Plotting code records
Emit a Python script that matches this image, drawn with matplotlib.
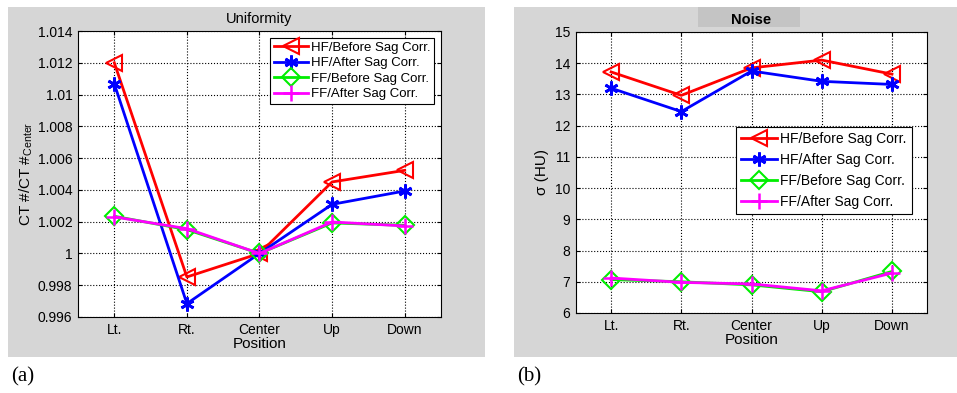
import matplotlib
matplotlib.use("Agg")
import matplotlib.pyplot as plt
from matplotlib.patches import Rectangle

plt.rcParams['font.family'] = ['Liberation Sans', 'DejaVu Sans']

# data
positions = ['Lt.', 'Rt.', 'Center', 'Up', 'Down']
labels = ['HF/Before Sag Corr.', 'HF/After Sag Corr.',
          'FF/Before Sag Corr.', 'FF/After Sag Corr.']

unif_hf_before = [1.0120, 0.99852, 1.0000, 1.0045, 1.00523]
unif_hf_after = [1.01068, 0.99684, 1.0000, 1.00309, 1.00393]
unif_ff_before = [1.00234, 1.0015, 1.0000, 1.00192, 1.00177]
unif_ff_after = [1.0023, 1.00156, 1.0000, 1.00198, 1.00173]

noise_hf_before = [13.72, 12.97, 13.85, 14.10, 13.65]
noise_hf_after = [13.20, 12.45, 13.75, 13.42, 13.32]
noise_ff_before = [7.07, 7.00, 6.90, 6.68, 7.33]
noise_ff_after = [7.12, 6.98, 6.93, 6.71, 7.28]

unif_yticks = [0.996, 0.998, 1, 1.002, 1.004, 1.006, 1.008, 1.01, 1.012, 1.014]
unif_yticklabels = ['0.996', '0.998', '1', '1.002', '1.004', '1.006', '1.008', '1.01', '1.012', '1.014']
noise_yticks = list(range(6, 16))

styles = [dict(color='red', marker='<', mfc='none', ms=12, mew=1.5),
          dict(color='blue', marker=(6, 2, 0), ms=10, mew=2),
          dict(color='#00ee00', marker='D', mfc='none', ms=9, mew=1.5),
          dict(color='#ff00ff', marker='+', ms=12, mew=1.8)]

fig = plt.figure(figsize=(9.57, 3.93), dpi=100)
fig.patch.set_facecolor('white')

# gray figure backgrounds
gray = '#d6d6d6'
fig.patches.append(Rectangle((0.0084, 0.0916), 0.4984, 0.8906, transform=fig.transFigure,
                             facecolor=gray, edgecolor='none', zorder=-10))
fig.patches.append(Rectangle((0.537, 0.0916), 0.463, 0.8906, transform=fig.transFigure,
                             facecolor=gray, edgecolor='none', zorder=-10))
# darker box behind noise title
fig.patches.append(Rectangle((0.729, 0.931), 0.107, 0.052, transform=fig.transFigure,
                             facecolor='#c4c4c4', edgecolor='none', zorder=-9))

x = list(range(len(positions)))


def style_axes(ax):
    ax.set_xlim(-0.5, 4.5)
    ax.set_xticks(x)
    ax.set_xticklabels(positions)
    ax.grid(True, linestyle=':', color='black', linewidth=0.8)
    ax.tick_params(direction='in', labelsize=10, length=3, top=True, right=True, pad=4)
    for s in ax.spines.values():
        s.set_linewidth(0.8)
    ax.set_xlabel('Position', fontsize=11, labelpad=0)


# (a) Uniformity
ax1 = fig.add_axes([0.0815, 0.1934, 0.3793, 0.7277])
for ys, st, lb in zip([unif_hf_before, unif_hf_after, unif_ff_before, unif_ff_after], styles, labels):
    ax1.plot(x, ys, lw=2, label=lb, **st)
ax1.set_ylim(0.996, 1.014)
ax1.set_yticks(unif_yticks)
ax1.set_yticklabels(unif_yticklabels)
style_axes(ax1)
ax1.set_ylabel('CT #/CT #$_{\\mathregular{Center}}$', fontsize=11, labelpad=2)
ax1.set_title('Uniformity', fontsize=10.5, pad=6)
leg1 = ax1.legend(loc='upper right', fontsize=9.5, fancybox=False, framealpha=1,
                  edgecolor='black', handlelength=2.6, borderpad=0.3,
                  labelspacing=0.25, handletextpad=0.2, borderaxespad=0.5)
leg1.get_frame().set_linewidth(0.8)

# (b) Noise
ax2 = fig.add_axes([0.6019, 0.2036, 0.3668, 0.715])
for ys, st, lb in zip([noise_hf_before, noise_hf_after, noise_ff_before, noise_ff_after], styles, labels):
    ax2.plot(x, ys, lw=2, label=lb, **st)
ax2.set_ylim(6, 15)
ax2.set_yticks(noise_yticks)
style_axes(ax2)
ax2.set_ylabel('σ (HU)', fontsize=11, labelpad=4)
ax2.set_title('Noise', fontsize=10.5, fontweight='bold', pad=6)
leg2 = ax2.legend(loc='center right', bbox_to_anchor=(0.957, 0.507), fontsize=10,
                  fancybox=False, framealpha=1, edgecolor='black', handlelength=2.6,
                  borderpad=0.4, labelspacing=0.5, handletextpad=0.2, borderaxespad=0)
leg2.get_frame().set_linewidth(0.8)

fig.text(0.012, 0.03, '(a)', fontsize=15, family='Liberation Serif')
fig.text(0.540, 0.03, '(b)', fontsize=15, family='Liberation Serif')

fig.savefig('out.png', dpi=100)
* * *
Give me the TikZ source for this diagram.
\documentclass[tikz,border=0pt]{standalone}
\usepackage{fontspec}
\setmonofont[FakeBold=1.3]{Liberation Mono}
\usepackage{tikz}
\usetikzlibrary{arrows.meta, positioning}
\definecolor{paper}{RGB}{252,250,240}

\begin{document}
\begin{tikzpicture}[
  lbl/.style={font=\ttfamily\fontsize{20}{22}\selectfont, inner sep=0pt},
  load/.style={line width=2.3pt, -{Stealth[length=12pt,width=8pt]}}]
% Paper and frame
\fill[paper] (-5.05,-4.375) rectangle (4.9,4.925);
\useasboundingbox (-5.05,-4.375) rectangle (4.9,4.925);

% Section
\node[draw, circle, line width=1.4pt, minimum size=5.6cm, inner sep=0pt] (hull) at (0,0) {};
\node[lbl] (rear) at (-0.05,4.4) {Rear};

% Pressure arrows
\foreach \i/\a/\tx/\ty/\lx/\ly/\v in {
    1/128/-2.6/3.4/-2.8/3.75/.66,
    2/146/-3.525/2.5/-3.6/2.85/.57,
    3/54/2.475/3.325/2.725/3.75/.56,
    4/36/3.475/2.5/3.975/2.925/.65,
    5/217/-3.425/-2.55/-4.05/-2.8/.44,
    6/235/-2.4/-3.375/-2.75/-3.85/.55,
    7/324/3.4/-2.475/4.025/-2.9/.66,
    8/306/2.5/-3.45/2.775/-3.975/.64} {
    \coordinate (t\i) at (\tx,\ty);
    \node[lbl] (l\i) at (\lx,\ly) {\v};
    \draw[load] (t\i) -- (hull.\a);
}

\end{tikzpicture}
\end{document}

## TASK GOAL:
Go back to the lines above and output, exactly as they stand, the ones from the line containing "Emit a Python" to the line containing "x = list(range(len(positions)))". Leave all pictures behind.

## SOLUTION TO THIS PROBLEM:
Emit a Python script that matches this image, drawn with matplotlib.
import matplotlib
matplotlib.use("Agg")
import matplotlib.pyplot as plt
from matplotlib.patches import Rectangle

plt.rcParams['font.family'] = ['Liberation Sans', 'DejaVu Sans']

# data
positions = ['Lt.', 'Rt.', 'Center', 'Up', 'Down']
labels = ['HF/Before Sag Corr.', 'HF/After Sag Corr.',
          'FF/Before Sag Corr.', 'FF/After Sag Corr.']

unif_hf_before = [1.0120, 0.99852, 1.0000, 1.0045, 1.00523]
unif_hf_after = [1.01068, 0.99684, 1.0000, 1.00309, 1.00393]
unif_ff_before = [1.00234, 1.0015, 1.0000, 1.00192, 1.00177]
unif_ff_after = [1.0023, 1.00156, 1.0000, 1.00198, 1.00173]

noise_hf_before = [13.72, 12.97, 13.85, 14.10, 13.65]
noise_hf_after = [13.20, 12.45, 13.75, 13.42, 13.32]
noise_ff_before = [7.07, 7.00, 6.90, 6.68, 7.33]
noise_ff_after = [7.12, 6.98, 6.93, 6.71, 7.28]

unif_yticks = [0.996, 0.998, 1, 1.002, 1.004, 1.006, 1.008, 1.01, 1.012, 1.014]
unif_yticklabels = ['0.996', '0.998', '1', '1.002', '1.004', '1.006', '1.008', '1.01', '1.012', '1.014']
noise_yticks = list(range(6, 16))

styles = [dict(color='red', marker='<', mfc='none', ms=12, mew=1.5),
          dict(color='blue', marker=(6, 2, 0), ms=10, mew=2),
          dict(color='#00ee00', marker='D', mfc='none', ms=9, mew=1.5),
          dict(color='#ff00ff', marker='+', ms=12, mew=1.8)]

fig = plt.figure(figsize=(9.57, 3.93), dpi=100)
fig.patch.set_facecolor('white')

# gray figure backgrounds
gray = '#d6d6d6'
fig.patches.append(Rectangle((0.0084, 0.0916), 0.4984, 0.8906, transform=fig.transFigure,
                             facecolor=gray, edgecolor='none', zorder=-10))
fig.patches.append(Rectangle((0.537, 0.0916), 0.463, 0.8906, transform=fig.transFigure,
                             facecolor=gray, edgecolor='none', zorder=-10))
# darker box behind noise title
fig.patches.append(Rectangle((0.729, 0.931), 0.107, 0.052, transform=fig.transFigure,
                             facecolor='#c4c4c4', edgecolor='none', zorder=-9))

x = list(range(len(positions)))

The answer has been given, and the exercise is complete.